→ **Given instruction**: Gather every line in the records below that contains the word "this".
-----
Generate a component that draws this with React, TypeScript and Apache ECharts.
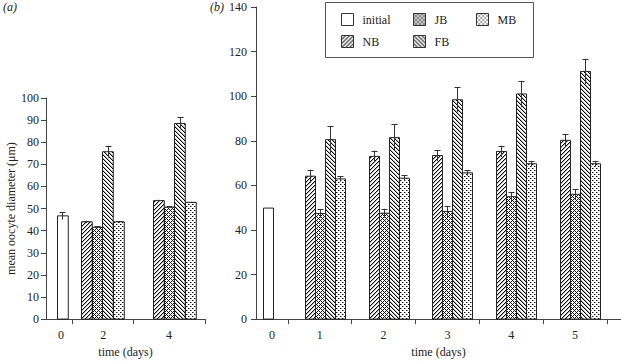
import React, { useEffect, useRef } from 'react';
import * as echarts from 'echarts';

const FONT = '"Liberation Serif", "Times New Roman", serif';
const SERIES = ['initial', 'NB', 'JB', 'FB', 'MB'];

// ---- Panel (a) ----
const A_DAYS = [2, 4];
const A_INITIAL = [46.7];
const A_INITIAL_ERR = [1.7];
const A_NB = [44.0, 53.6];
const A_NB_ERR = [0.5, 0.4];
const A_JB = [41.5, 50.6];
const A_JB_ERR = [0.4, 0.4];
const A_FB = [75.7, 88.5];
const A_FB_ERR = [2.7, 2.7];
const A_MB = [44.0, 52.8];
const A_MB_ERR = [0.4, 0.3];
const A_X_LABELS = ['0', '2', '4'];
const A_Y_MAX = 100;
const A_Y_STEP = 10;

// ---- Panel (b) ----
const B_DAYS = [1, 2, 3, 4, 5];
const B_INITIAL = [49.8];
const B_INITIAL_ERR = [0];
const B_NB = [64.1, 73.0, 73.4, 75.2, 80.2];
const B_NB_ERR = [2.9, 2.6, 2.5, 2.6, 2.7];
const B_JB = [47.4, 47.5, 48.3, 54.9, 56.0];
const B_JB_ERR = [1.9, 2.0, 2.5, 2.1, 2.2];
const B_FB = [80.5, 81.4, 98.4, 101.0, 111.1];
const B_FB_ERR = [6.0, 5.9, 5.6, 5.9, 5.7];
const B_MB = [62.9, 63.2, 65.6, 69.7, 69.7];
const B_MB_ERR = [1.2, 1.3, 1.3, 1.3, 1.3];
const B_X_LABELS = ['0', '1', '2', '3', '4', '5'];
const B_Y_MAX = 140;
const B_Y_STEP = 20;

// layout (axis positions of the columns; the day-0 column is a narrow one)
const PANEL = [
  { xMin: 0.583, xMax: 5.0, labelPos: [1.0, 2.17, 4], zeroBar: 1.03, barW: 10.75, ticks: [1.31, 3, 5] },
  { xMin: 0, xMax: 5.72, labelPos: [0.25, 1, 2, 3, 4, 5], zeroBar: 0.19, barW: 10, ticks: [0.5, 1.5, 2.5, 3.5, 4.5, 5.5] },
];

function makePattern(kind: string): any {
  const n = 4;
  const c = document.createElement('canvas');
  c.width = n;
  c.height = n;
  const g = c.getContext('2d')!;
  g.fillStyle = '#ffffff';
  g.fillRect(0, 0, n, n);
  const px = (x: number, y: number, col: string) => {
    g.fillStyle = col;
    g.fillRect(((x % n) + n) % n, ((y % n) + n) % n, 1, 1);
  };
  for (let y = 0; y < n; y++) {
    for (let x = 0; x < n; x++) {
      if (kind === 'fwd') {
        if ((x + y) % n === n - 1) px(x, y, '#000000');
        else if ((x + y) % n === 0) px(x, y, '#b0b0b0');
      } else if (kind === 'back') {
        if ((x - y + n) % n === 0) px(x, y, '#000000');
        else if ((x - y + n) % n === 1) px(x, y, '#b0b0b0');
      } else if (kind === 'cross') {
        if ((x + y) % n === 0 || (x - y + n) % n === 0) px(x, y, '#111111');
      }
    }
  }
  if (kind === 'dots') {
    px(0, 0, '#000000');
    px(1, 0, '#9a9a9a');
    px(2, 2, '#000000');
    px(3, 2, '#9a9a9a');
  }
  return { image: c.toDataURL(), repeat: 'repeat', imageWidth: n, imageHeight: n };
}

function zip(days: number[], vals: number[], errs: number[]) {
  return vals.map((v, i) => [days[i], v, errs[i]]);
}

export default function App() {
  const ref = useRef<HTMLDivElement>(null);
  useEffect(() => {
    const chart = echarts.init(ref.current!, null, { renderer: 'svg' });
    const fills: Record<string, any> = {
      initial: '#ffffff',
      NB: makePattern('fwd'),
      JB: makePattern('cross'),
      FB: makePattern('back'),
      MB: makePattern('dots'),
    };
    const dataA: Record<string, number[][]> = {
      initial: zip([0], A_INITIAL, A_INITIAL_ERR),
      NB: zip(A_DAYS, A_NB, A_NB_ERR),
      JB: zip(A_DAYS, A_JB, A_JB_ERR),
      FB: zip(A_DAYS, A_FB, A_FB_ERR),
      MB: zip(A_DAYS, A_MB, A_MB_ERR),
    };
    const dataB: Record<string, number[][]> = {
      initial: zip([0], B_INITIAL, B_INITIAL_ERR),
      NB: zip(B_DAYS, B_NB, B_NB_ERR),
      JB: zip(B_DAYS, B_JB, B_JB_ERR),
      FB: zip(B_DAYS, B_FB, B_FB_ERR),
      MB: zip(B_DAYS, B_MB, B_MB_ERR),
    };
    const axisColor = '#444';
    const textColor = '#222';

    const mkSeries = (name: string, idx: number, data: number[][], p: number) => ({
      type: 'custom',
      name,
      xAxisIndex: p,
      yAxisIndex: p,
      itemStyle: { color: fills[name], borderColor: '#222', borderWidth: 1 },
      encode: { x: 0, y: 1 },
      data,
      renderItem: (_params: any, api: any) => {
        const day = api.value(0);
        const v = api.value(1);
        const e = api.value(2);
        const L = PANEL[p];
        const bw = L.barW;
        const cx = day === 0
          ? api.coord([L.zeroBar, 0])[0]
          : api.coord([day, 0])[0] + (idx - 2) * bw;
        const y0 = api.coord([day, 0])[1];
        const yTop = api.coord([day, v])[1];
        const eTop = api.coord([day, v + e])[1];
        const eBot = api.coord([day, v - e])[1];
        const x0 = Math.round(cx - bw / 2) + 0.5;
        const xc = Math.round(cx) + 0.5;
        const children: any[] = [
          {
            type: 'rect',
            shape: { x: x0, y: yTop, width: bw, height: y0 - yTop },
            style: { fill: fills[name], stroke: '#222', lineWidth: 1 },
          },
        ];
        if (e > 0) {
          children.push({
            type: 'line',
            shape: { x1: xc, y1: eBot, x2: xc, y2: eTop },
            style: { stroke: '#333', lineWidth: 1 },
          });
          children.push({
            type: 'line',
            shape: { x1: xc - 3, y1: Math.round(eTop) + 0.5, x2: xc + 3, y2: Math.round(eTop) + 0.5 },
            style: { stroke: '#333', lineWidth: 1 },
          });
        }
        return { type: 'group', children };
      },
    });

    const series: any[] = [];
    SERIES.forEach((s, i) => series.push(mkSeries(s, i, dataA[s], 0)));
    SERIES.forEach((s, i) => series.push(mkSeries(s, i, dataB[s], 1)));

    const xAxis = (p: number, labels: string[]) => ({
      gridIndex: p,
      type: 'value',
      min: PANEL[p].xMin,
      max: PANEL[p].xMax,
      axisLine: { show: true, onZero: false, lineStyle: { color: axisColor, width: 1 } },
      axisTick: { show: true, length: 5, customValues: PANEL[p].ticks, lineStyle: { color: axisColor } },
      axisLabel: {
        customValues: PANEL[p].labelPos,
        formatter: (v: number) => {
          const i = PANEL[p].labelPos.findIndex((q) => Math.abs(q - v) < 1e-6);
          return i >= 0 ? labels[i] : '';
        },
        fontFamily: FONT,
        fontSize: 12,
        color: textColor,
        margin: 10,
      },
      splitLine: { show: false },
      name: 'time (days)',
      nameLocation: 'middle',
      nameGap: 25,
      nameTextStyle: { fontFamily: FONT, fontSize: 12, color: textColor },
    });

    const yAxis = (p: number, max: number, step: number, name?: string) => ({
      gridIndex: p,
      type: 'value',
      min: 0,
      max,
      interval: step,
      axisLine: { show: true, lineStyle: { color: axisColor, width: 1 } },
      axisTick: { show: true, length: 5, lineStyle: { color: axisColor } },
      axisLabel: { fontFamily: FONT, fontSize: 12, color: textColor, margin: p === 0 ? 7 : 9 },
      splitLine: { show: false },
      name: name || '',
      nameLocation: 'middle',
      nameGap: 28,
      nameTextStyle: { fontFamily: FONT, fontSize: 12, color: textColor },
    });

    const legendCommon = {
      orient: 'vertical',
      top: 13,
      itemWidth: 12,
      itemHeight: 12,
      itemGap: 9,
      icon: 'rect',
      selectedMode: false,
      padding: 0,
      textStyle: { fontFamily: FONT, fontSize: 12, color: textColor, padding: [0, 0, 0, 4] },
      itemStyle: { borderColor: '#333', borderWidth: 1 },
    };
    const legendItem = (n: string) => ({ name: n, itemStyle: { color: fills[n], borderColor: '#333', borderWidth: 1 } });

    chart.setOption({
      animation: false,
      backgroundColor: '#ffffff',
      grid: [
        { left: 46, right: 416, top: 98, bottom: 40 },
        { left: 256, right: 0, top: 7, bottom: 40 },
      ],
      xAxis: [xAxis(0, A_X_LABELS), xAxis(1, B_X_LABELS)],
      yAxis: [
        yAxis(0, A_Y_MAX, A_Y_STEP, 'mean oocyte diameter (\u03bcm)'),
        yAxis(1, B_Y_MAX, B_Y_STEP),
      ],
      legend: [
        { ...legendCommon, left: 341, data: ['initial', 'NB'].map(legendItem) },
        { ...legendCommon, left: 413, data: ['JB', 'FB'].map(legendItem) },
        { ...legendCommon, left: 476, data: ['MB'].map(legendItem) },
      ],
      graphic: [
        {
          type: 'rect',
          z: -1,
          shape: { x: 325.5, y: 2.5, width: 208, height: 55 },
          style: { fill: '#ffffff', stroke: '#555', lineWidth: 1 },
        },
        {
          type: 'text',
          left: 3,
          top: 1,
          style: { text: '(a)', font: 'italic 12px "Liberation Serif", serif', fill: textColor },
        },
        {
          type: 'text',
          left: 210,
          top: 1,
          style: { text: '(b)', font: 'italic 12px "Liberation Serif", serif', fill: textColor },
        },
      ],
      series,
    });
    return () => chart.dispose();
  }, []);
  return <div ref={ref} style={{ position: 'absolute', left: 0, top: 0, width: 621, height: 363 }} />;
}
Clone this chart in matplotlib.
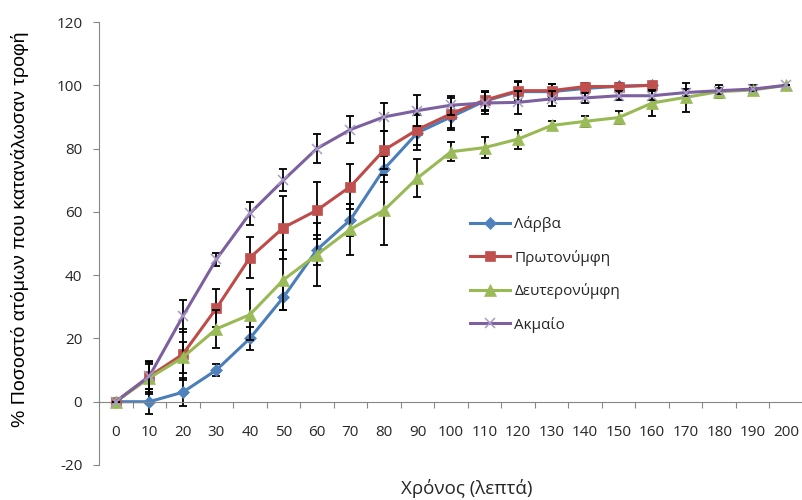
-----
→ **Reply**:
Generate a component that draws this with React, TypeScript and Apache ECharts.
Clone this chart in matplotlib.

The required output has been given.